• What you should do: Print exactly the lines running from the one that holds "Convert this chart" through the one that holds "Chart.register(...registerables);", please, and leave the pictures out.

• Record excerpts:
▶

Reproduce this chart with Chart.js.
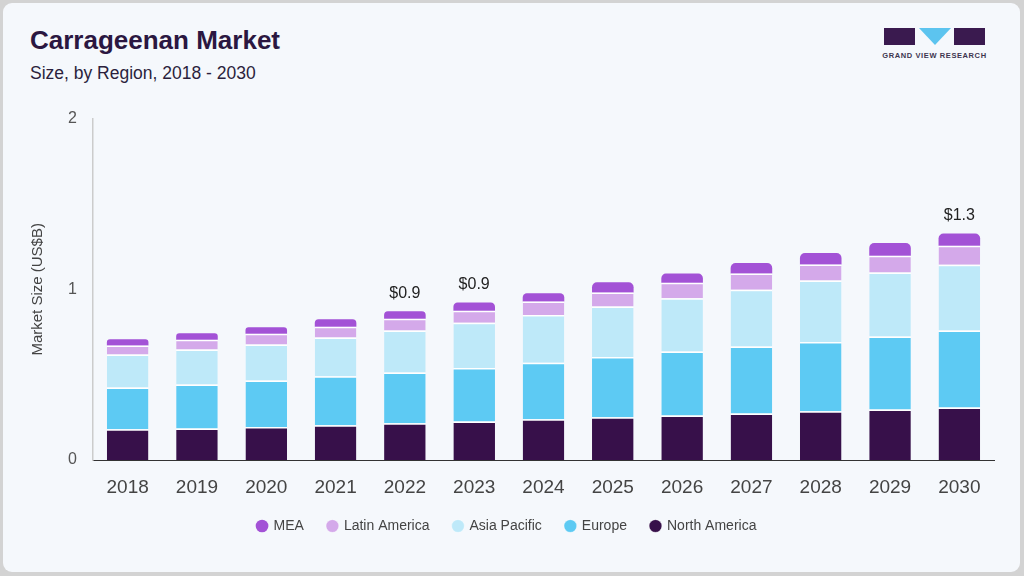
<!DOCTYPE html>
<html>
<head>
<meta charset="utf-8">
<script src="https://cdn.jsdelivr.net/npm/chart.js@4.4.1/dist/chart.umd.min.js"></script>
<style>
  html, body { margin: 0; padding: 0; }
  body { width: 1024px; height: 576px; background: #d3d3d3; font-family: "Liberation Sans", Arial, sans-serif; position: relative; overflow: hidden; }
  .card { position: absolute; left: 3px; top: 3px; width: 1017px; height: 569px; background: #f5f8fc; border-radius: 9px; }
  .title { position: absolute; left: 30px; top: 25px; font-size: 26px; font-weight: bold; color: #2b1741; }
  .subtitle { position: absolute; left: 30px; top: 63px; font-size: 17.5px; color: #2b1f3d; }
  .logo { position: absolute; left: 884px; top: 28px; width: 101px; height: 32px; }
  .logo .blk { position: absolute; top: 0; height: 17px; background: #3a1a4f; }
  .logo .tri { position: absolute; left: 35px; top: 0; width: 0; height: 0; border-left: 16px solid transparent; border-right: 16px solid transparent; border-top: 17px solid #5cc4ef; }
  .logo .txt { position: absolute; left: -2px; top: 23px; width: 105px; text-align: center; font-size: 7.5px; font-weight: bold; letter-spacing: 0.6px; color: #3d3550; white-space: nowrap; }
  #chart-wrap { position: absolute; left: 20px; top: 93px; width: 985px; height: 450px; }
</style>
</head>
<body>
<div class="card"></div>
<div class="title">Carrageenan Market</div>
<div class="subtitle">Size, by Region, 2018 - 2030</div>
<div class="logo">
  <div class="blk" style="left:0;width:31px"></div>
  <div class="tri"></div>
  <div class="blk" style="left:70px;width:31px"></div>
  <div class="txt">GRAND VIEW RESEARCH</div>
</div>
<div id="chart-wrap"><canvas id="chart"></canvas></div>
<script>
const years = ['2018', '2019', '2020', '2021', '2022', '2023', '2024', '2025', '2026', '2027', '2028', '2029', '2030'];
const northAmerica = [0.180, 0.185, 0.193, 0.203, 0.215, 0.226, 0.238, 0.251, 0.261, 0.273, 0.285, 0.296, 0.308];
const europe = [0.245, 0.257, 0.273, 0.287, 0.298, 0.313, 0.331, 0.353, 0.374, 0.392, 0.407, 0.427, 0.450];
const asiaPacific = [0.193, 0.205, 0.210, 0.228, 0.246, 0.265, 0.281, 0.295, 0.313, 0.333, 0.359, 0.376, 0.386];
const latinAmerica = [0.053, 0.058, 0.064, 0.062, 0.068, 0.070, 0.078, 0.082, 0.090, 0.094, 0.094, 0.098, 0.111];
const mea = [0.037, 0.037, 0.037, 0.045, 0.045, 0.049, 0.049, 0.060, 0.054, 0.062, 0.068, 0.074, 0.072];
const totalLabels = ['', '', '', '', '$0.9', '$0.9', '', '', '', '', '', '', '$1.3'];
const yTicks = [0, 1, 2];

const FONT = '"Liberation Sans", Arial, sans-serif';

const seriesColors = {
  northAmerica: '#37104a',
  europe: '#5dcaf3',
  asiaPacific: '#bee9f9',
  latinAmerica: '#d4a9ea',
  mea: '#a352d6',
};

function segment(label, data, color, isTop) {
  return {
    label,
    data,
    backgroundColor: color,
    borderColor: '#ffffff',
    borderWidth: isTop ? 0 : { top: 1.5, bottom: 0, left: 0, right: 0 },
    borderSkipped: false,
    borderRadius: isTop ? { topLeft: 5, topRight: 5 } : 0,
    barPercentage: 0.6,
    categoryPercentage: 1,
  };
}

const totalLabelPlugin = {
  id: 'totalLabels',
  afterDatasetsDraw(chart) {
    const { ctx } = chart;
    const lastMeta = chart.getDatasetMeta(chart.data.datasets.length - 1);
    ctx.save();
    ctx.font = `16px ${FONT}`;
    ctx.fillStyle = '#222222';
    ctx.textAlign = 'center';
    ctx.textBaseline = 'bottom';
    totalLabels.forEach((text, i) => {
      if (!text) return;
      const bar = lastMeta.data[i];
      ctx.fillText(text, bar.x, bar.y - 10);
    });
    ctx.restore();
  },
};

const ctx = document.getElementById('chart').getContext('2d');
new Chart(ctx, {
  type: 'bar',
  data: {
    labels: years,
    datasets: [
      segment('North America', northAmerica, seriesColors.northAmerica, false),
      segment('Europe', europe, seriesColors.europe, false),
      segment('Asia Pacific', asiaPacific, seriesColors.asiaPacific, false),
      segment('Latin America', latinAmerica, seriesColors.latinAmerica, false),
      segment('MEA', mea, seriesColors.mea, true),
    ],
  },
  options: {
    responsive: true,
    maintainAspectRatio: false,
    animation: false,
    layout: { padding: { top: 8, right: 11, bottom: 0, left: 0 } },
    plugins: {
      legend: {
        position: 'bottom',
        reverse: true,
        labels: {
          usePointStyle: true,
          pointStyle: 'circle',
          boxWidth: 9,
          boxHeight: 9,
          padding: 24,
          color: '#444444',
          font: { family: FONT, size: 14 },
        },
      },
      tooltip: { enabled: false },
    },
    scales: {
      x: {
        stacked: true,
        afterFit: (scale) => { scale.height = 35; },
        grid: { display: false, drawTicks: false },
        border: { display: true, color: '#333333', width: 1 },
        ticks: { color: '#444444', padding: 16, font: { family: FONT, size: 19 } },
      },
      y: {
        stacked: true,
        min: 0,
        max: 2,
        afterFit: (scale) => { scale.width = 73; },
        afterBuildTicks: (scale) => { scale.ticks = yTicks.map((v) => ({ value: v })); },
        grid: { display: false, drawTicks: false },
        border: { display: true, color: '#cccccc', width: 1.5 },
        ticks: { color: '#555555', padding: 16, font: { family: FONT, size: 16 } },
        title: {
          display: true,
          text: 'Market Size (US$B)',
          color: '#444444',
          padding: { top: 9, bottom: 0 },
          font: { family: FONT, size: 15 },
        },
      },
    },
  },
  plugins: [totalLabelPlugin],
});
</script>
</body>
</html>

◀
▶

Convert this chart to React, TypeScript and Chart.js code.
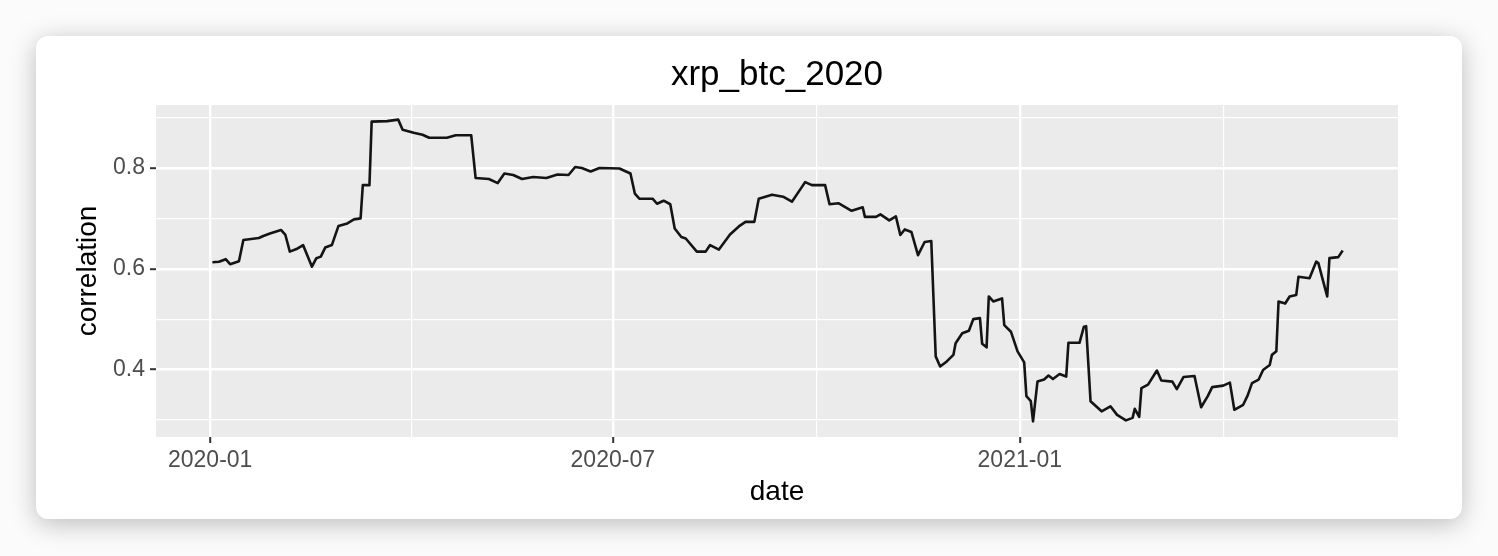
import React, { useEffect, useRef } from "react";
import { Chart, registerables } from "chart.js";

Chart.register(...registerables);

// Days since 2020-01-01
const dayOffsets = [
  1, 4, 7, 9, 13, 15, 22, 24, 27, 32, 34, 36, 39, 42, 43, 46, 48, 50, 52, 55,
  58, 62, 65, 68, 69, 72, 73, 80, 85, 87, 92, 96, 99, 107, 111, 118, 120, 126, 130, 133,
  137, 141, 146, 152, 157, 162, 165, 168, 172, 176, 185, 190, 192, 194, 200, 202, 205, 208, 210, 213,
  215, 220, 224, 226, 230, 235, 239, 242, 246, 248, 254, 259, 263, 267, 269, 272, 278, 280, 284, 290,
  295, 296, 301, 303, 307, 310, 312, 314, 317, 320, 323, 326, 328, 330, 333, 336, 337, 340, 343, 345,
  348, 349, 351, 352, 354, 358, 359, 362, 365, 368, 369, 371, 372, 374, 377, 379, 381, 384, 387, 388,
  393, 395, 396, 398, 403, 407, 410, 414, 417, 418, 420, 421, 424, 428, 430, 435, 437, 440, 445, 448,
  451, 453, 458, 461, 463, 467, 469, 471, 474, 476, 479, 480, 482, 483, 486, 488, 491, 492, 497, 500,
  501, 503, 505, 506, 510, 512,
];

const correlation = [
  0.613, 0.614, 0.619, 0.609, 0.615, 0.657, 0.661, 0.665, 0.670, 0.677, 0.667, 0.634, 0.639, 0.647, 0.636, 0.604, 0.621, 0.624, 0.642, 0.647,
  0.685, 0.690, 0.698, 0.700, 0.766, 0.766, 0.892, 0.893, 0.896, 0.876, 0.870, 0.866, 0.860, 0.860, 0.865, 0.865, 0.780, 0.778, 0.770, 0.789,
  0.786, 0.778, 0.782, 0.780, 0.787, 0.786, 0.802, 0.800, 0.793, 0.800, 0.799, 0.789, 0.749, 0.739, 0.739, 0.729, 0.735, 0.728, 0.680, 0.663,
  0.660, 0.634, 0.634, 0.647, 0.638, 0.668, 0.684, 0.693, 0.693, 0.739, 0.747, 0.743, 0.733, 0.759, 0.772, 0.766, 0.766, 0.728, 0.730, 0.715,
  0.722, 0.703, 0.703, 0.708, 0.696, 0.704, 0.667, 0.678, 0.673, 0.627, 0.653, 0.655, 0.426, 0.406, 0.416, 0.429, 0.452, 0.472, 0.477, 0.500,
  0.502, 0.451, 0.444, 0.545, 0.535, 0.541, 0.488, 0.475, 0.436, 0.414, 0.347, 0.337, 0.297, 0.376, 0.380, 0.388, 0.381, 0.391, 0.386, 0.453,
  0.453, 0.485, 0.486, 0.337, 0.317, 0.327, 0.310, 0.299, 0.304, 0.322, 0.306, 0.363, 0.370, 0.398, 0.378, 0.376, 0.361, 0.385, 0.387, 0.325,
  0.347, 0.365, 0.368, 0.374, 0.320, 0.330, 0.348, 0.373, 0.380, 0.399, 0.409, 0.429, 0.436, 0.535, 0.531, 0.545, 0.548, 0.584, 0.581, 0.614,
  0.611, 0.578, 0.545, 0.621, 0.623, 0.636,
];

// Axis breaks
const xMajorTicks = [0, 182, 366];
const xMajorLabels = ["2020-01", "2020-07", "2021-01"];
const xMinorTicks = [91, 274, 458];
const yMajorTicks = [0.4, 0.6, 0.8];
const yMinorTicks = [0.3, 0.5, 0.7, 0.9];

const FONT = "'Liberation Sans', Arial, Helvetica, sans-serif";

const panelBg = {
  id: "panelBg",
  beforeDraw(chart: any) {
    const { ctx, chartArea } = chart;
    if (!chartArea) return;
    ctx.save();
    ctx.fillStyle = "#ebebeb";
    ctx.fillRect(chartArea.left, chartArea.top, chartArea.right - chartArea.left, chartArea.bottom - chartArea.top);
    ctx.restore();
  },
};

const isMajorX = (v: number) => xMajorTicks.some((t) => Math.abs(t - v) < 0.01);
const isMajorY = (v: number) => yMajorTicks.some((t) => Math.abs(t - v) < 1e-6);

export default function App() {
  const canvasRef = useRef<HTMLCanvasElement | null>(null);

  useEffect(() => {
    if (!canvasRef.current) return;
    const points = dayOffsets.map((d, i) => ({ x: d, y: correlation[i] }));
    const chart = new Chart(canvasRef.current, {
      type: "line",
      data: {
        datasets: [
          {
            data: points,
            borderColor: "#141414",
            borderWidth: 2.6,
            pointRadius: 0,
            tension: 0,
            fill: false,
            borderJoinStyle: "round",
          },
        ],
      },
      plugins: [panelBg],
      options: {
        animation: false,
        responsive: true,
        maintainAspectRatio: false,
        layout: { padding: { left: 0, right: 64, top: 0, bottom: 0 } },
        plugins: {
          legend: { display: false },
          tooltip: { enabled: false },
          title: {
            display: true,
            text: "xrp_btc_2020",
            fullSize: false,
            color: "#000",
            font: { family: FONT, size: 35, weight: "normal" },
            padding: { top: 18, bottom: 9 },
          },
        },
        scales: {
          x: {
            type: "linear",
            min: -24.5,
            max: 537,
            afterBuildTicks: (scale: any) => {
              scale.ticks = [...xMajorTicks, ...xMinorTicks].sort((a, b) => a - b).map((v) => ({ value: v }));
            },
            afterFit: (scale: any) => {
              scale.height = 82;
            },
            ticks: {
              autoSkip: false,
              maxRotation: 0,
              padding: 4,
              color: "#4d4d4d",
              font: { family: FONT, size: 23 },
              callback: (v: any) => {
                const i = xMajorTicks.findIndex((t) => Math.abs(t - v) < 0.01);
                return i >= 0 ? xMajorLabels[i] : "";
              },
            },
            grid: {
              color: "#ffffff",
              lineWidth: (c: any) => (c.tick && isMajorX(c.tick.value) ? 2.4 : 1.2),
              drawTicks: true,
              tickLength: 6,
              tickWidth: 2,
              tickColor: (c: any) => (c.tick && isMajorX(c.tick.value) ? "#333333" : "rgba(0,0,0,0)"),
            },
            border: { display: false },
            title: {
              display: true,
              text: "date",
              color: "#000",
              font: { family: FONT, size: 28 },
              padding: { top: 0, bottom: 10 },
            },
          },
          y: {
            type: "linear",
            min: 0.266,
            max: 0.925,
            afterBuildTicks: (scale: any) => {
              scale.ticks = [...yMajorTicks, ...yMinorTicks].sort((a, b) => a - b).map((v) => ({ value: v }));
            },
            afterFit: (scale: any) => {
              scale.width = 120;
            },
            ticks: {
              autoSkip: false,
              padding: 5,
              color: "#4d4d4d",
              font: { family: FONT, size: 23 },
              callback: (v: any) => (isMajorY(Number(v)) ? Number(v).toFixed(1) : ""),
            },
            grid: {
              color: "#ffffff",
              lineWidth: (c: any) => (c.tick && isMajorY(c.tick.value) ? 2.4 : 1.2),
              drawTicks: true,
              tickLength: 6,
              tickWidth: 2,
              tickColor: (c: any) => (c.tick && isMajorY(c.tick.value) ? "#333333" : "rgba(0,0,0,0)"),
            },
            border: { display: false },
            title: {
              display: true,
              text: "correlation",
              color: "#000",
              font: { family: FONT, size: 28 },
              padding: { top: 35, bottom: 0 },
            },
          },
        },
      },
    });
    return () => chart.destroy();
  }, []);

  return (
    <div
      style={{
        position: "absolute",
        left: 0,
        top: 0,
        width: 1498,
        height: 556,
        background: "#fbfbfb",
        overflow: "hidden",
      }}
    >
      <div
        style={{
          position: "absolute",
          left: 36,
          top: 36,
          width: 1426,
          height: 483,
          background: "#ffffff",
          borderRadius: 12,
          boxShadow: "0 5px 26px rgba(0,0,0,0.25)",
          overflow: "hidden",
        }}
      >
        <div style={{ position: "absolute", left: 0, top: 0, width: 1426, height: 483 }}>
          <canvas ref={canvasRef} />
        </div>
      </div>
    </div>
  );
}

◀

• Output for this task:
Convert this chart to React, TypeScript and Chart.js code.
import React, { useEffect, useRef } from "react";
import { Chart, registerables } from "chart.js";

Chart.register(...registerables);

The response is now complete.